Thiamine or vitamin B1 is an important member of the B vitamin complex or B vitamin group. Thiamine or vitamin B1 supports the activity of the nervous system, particularly the learning process. During prolonged learning sessions or stressful periods of time, our brain makes use of significant amounts of thiamine which means our demands of the nutrient may increase significantly. Very often, the medical community recommends taking vitamin B1 supplements in order to fulfill the growing demands our brain issues during periods of intense activity.
In addition to this, vitamin B1 helps convert carbohydrates and proteins from the foods we eat into energy which our body uses in order to sustain a myriad of essential processes. Vitamin B1 is fuel for the human body. Children require an adequate intake of vitamin B1 to support both physical development and cognitive performance. Sportsmen, athletes and very active people get their great muscle tone from a rich vitamin B1 diet. Stomach muscles and intestinal walls are the first to benefit from a good vitamin B1 intake.
Our brain, muscles, eyes and cardiovascular system also find support in a good vitamin B1 supplementation. Basically, if you want to think straight, learn faster, move better, be more active and feel like you are invincible, you need to get your thiamine. A well-thought diet, varied, balanced, containing sufficient food sources of vitamin B1 can meet one’s daily requirements of the nutrient, but when demands increase for various reasons, supplementation is recommended to prevent a deficiency.
Our body requires thiamine or vitamin B1 to perform fundamental physiologic processes. As soon as vitamin B1 enters the body, it is absorbed at the intestinal level and sent out to perform vital functions. What remains unused is not stored, but quickly gotten rid of through perspiration (or sweat) and with the help of our kidneys. Lentils, sunflower seeds, whole wheat bread, green peas and spinach are only a few generous food sources of thiamine.
Need to know: every time you go to the bathroom you eliminate important nutrients such as vitamins and minerals. Because they are essential for the proper functioning of the body, it is imperative that these nutrients be replaced as soon as possible. The same happens with vitamin B1. Because we excrete vitamins and especially minerals, we should drink enough liquids to remain well-hydrated and not feel thirst, but not beyond this point. Drinking more liquids then we feel we need just to comply with general recommendations that do not apply to everyone may prove counterproductive by favoring nutrient deficiencies.
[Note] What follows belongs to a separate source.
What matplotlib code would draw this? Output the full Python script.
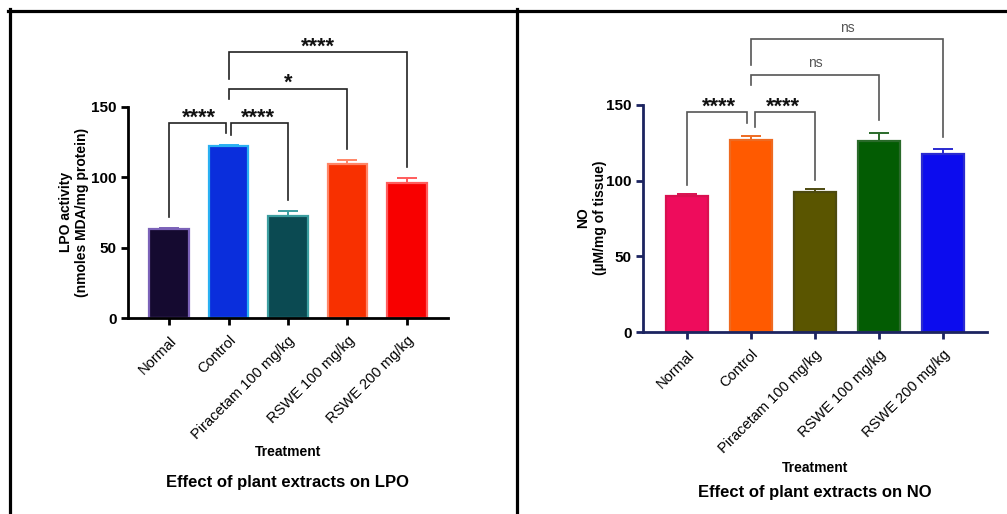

Even more, smoking and eating great amounts of sugar can quickly deplete your body of vitamin B1, so it is best to at least cut down on cigarettes if you are a heavy smoker and reduce your sugar intake or switch to fruits and even dark chocolate if you have a sweet tooth. But what is vitamin B1 (thiamine) good for? Here are the most important 5 functions of vitamin B1 (thiamine):
1) Ensures adequate energy levels. Vitamin B1 is responsible for the conversion of carbohydrates and proteins into energy. The resulting energy is then used by the brain, heart, lungs, kidneys and so on to perform specific tasks. To be more exact, vitamin B1 converts the food we eat into a special kind of fuel that our organs can use.
2) Supports cardiovascular health. Vitamin B1 helps produce acetylcholine, a neurotransmitter that sends messages to both muscles and nerves. Vitamin B1 deficiency leads to a decrease in acetylcholine production which disturbs the communication between the brain and muscles and nerves. This may lead to conditions such as extrasystoles (extra heart beats) or, when there is a severe vitamin B1 deficiency, congestive heart failure.
3) Healthy vision. According to research, vitamin B1 works together with essential fatty acids Omega-3 and Omega-6 to offer protection against cataract (read article on cataract). Other eye-friendly nutrients include vitamin A and the antioxidants beta-carotene, lutein and zeaxanthin.
4) Improved brain function. Vitamin B1 helps improve both memory and concentration and helps strengthen nerves. An adequate intake can relieve stress damage to the brain and improve overall brain function significantly. Even more, it would appear that thiamine can slow down the progression of Alzheimer’s disease, cirrhosis of the liver and reduce the severity of some types of infection.
5) Myelin development. The myelin sheath is a layer around the axon, which is the tail of a neuron (nerve cell). Axons help transmit information from one neuron to another and the myelin sheath is meant to improve connection. Vitamin B1 is what keeps the myelin sheath healthy and functional. Myelin loss due to vitamin B1 deficiency basically leads to a bad connection and nerve impairment. Extremely severe damage to the myelin sheath may lead to debilitating medical conditions.
Severe vitamin B1 (thiamine) deficiency is the leading cause of a life-threatening condition called beriberi. Signs and symptoms of beriberi include: severe neurological disorders, psychiatric manifestations, weight loss, sensory-motor degradation and even death. Overall, vitamin B1 is of crucial importance for a healthy brain and a healthy body and a varied and balanced diet consisting of foods rich in thiamine such as grains, fish, meat, seeds, legumes, fortified breakfast cereals should easily meet daily requirements of the vitamin.